Référence : MAG 5803

Titre complet : Diccionario de cocina, ó el nuevo cocinero mexicano en forma de diccionario, que contiene todos los procedimientos empleados en la alta, mediana y pequeña cocina, la lista normal de los platillos que deben componer las distintas comidas, que con variedad de nombres de hacen en el día, el método de aderezar los platos y de disponer los diferentes servicios de una mesa, y lo mas selecto de las artes del pastelero, del bizcochero, del confitero, del destilador y del nevero, con todo lo relativo á la repostería.—Encontrándose en él todos los artículos importantes de las obras de esta clase que se han publicado en castellano, y otros nuevos, relativos tanto a la cocina mexicana, como a la francesa, tomados estos ultimos del cocinero real, de las obras de Beauvilliers, de los tratados de Careme, del diccionario de Mr. Burnet, de la nueva cocina económica, y de otros autores.

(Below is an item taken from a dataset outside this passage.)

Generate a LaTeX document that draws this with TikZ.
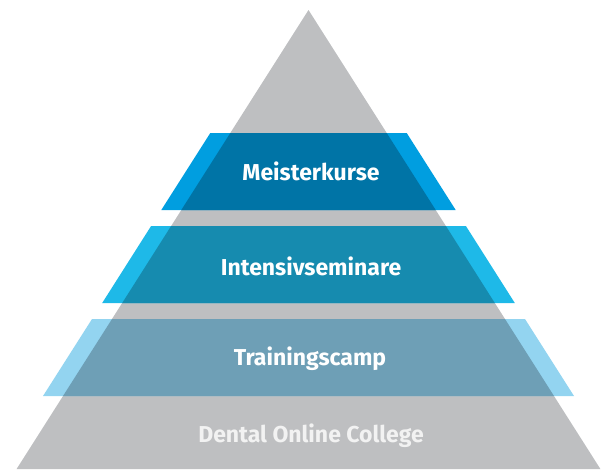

Traduction : Dictionnaire de cuisine, ou le nouveau cuisinier mexicain sous forme de dictionnaire, qui contient toutes les procédures utilisées dans la haute, moyenne et petite cuisine, la liste normale des plats qui doivent composer les différents repas dans une journée, la façon d'habiller les plats et de disposer les différents services d'une table, et le plus sélect des arts du pâtissier, du biscuitier, du pâtissier, du distillateur et du glacier, avec tout ce qui touche à la confiserie. Se trouvant dans celui-ci tous les articles importants des œuvres de cette classe qui ont été publiés en castillan, et d’autres nouveaux, relatifs tant à la cuisine mexicaine, qu’à la cuisine française, empruntés  pour cette dernière au Cuisinier royal, aux œuvres de Beauvilliers, aux traités de Careme, au dictionnaire de M. Burnet,  à la nouvelle cuisine économe et  à d'autres auteurs.